● Short problem: Quote all lines below exactly. Images stay out.

● Available data:
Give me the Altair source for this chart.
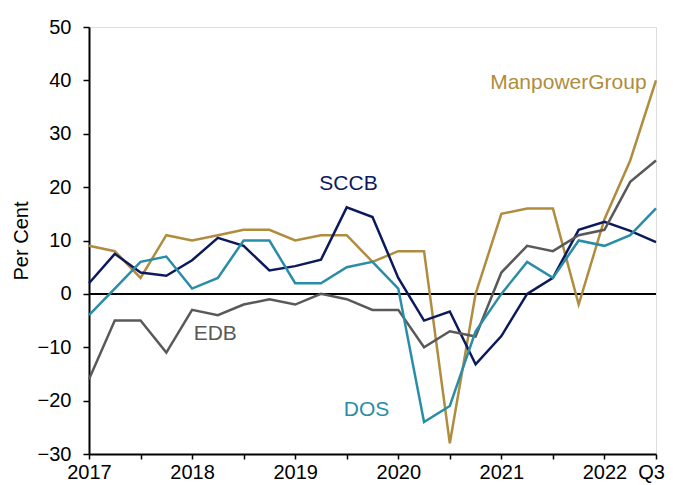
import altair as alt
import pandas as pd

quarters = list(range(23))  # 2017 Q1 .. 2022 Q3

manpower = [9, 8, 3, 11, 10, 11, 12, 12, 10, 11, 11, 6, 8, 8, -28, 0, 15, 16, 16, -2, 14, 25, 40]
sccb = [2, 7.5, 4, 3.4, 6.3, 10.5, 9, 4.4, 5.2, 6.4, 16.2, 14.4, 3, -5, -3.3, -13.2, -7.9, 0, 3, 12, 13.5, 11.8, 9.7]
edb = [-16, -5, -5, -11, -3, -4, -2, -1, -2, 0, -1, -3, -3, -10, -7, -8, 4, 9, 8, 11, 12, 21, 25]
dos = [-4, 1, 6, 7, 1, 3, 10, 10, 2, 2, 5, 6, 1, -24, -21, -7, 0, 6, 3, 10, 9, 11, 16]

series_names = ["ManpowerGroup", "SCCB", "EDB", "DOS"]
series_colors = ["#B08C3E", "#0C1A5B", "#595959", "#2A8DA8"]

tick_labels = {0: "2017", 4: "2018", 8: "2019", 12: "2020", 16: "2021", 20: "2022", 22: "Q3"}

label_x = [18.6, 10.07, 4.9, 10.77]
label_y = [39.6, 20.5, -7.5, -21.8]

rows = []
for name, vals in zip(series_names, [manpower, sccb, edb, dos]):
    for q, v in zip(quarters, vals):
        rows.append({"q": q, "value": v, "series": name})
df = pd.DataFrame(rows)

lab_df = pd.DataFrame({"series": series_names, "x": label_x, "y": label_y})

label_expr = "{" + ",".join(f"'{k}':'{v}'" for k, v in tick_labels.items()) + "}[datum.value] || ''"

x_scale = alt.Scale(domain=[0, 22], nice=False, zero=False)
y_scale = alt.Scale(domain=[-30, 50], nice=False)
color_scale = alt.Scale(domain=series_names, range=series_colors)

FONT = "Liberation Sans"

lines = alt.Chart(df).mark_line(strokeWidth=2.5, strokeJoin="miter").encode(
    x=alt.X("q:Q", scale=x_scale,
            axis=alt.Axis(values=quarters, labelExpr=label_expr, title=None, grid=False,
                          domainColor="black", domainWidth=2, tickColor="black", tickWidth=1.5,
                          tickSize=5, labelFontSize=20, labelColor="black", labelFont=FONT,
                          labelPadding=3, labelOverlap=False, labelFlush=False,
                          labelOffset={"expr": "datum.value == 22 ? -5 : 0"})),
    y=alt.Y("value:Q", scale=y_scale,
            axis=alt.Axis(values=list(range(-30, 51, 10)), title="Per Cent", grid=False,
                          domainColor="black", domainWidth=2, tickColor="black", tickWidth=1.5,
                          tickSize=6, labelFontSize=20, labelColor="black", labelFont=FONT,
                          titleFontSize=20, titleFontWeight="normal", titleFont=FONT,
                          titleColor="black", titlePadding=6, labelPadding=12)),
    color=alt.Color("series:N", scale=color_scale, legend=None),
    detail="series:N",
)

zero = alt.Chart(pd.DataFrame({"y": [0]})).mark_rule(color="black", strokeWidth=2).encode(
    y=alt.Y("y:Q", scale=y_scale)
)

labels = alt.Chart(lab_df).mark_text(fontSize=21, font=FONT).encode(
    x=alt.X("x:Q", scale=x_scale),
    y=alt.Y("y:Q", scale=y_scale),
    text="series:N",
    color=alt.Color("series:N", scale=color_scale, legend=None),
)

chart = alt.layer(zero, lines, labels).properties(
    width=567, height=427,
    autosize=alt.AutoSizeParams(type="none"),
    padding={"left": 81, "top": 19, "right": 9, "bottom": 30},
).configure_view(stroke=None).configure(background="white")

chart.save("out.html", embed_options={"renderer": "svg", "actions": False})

● Complete response:
Give me the Altair source for this chart.
import altair as alt
import pandas as pd

quarters = list(range(23))  # 2017 Q1 .. 2022 Q3

manpower = [9, 8, 3, 11, 10, 11, 12, 12, 10, 11, 11, 6, 8, 8, -28, 0, 15, 16, 16, -2, 14, 25, 40]
sccb = [2, 7.5, 4, 3.4, 6.3, 10.5, 9, 4.4, 5.2, 6.4, 16.2, 14.4, 3, -5, -3.3, -13.2, -7.9, 0, 3, 12, 13.5, 11.8, 9.7]
edb = [-16, -5, -5, -11, -3, -4, -2, -1, -2, 0, -1, -3, -3, -10, -7, -8, 4, 9, 8, 11, 12, 21, 25]
dos = [-4, 1, 6, 7, 1, 3, 10, 10, 2, 2, 5, 6, 1, -24, -21, -7, 0, 6, 3, 10, 9, 11, 16]

series_names = ["ManpowerGroup", "SCCB", "EDB", "DOS"]
series_colors = ["#B08C3E", "#0C1A5B", "#595959", "#2A8DA8"]

tick_labels = {0: "2017", 4: "2018", 8: "2019", 12: "2020", 16: "2021", 20: "2022", 22: "Q3"}

label_x = [18.6, 10.07, 4.9, 10.77]
label_y = [39.6, 20.5, -7.5, -21.8]

rows = []
for name, vals in zip(series_names, [manpower, sccb, edb, dos]):
    for q, v in zip(quarters, vals):
        rows.append({"q": q, "value": v, "series": name})
df = pd.DataFrame(rows)

lab_df = pd.DataFrame({"series": series_names, "x": label_x, "y": label_y})

label_expr = "{" + ",".join(f"'{k}':'{v}'" for k, v in tick_labels.items()) + "}[datum.value] || ''"

x_scale = alt.Scale(domain=[0, 22], nice=False, zero=False)
y_scale = alt.Scale(domain=[-30, 50], nice=False)
color_scale = alt.Scale(domain=series_names, range=series_colors)

FONT = "Liberation Sans"

lines = alt.Chart(df).mark_line(strokeWidth=2.5, strokeJoin="miter").encode(
    x=alt.X("q:Q", scale=x_scale,
            axis=alt.Axis(values=quarters, labelExpr=label_expr, title=None, grid=False,
                          domainColor="black", domainWidth=2, tickColor="black", tickWidth=1.5,
                          tickSize=5, labelFontSize=20, labelColor="black", labelFont=FONT,
                          labelPadding=3, labelOverlap=False, labelFlush=False,
                          labelOffset={"expr": "datum.value == 22 ? -5 : 0"})),
    y=alt.Y("value:Q", scale=y_scale,
            axis=alt.Axis(values=list(range(-30, 51, 10)), title="Per Cent", grid=False,
                          domainColor="black", domainWidth=2, tickColor="black", tickWidth=1.5,
                          tickSize=6, labelFontSize=20, labelColor="black", labelFont=FONT,
                          titleFontSize=20, titleFontWeight="normal", titleFont=FONT,
                          titleColor="black", titlePadding=6, labelPadding=12)),
    color=alt.Color("series:N", scale=color_scale, legend=None),
    detail="series:N",
)

zero = alt.Chart(pd.DataFrame({"y": [0]})).mark_rule(color="black", strokeWidth=2).encode(
    y=alt.Y("y:Q", scale=y_scale)
)

labels = alt.Chart(lab_df).mark_text(fontSize=21, font=FONT).encode(
    x=alt.X("x:Q", scale=x_scale),
    y=alt.Y("y:Q", scale=y_scale),
    text="series:N",
    color=alt.Color("series:N", scale=color_scale, legend=None),
)

chart = alt.layer(zero, lines, labels).properties(
    width=567, height=427,
    autosize=alt.AutoSizeParams(type="none"),
    padding={"left": 81, "top": 19, "right": 9, "bottom": 30},
).configure_view(stroke=None).configure(background="white")

chart.save("out.html", embed_options={"renderer": "svg", "actions": False})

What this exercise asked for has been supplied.